## Source data
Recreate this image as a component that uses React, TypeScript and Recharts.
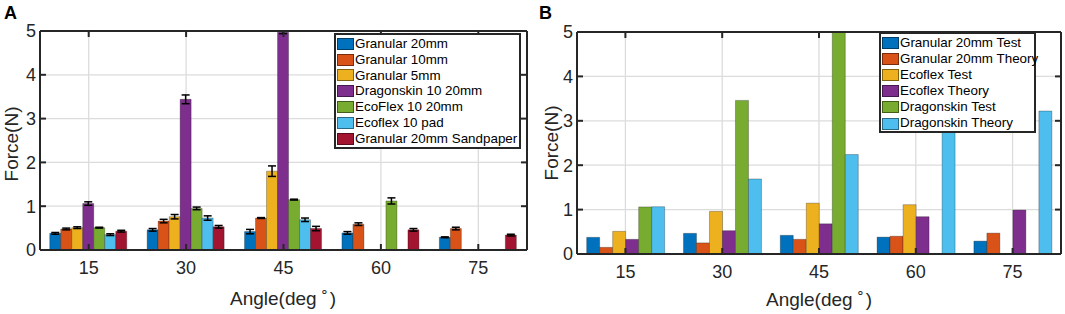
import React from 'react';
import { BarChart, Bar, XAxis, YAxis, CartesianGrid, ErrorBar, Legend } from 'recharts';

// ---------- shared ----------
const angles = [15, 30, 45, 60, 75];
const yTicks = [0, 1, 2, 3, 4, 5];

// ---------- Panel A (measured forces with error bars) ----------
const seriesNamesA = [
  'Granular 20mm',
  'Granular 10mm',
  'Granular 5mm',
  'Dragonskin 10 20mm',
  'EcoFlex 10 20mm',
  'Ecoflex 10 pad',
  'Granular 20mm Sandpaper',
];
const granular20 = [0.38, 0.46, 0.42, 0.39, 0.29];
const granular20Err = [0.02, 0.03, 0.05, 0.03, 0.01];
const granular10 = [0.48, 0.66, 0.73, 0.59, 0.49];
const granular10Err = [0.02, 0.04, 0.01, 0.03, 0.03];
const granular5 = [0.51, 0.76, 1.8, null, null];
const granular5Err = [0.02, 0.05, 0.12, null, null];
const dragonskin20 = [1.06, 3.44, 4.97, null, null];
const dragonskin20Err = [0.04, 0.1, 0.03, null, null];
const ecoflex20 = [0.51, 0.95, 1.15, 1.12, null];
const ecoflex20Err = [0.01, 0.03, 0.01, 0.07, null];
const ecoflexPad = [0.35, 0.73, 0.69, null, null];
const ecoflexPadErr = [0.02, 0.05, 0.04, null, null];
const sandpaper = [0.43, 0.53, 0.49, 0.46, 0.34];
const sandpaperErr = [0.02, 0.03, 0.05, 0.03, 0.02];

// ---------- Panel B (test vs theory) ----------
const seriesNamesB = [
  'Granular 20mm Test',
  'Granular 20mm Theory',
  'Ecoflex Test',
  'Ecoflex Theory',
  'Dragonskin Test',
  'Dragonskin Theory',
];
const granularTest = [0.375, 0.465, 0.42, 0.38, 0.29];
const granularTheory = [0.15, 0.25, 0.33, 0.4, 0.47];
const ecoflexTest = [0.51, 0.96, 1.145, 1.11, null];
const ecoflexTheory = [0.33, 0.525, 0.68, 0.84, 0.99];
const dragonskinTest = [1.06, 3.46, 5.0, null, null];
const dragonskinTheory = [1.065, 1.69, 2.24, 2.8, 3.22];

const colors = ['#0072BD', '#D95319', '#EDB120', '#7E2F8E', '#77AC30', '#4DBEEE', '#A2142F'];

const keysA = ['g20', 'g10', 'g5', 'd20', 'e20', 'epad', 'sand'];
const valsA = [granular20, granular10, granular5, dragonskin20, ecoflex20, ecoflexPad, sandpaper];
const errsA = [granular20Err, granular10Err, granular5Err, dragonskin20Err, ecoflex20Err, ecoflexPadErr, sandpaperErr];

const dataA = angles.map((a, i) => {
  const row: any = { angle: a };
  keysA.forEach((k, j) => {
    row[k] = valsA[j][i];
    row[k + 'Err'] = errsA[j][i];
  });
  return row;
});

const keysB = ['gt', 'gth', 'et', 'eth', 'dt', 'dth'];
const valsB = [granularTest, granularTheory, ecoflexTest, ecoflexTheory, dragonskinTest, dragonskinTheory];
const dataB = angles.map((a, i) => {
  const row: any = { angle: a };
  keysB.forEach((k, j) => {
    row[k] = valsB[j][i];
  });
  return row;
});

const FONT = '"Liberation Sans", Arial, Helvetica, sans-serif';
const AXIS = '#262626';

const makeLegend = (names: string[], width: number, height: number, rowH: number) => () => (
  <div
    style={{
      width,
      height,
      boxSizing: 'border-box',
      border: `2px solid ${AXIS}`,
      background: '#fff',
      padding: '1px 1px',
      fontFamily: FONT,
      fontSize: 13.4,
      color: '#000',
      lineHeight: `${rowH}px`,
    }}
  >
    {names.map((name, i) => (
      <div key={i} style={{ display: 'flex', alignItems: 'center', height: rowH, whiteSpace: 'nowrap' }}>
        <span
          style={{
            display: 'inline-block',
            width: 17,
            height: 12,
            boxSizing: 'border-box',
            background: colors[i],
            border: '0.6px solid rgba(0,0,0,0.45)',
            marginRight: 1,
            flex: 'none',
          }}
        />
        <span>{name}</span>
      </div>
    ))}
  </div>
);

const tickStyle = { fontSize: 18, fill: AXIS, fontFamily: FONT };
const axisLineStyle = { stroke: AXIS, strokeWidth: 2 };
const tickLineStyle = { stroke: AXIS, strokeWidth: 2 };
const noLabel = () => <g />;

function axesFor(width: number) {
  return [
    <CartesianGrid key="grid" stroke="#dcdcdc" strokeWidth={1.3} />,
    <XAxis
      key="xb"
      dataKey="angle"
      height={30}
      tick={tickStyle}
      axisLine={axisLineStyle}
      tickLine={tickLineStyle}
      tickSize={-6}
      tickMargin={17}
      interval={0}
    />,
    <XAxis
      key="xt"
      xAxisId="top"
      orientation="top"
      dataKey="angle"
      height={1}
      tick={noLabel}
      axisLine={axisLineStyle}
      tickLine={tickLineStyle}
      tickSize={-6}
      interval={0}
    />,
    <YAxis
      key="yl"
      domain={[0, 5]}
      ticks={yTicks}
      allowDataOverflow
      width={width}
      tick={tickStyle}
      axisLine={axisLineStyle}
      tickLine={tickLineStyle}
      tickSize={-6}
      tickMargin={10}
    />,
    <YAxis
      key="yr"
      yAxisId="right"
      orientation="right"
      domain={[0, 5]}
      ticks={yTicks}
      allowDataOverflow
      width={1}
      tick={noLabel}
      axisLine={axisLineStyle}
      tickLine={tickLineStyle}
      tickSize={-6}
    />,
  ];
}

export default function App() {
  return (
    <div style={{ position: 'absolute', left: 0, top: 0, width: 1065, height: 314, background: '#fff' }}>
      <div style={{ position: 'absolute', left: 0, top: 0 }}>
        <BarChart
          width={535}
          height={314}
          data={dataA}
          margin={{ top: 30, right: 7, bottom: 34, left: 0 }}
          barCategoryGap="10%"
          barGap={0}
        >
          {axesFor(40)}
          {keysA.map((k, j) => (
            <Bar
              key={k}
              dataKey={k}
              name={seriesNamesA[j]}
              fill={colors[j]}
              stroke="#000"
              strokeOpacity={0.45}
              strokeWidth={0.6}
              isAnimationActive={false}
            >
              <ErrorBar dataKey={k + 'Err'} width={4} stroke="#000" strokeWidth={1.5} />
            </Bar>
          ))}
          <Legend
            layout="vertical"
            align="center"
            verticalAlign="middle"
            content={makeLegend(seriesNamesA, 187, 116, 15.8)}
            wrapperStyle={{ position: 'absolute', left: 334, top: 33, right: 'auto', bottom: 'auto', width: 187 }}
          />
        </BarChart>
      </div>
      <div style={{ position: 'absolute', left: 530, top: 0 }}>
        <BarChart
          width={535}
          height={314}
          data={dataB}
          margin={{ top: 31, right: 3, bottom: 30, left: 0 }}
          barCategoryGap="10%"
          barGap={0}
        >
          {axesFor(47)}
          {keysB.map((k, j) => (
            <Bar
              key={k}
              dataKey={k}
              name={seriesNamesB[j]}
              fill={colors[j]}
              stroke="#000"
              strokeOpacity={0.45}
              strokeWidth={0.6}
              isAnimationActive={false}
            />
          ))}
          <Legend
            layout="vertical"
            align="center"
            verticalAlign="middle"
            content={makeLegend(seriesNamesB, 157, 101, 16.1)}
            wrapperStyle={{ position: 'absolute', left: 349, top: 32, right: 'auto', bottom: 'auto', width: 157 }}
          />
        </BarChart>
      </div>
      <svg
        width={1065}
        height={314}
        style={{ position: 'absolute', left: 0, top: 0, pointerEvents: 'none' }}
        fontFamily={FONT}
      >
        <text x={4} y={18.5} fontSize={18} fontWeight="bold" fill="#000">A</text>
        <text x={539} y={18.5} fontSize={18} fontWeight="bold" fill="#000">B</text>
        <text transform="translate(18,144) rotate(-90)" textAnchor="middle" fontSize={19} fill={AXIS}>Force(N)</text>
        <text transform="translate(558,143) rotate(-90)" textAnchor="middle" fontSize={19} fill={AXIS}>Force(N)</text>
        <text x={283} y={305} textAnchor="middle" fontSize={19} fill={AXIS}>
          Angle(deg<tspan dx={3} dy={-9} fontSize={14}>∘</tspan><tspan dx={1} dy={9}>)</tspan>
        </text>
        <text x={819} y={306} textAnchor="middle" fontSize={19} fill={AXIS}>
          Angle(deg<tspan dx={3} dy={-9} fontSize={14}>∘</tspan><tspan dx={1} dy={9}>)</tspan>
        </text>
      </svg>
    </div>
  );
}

## What this task involves
Make an exact copy of the lines from the top of the material through the line with "const yTicks = [0, 1, 2, 3, 4, 5];", pictures excluded.

## Result of this task
Recreate this image as a component that uses React, TypeScript and Recharts.
import React from 'react';
import { BarChart, Bar, XAxis, YAxis, CartesianGrid, ErrorBar, Legend } from 'recharts';

// ---------- shared ----------
const angles = [15, 30, 45, 60, 75];
const yTicks = [0, 1, 2, 3, 4, 5];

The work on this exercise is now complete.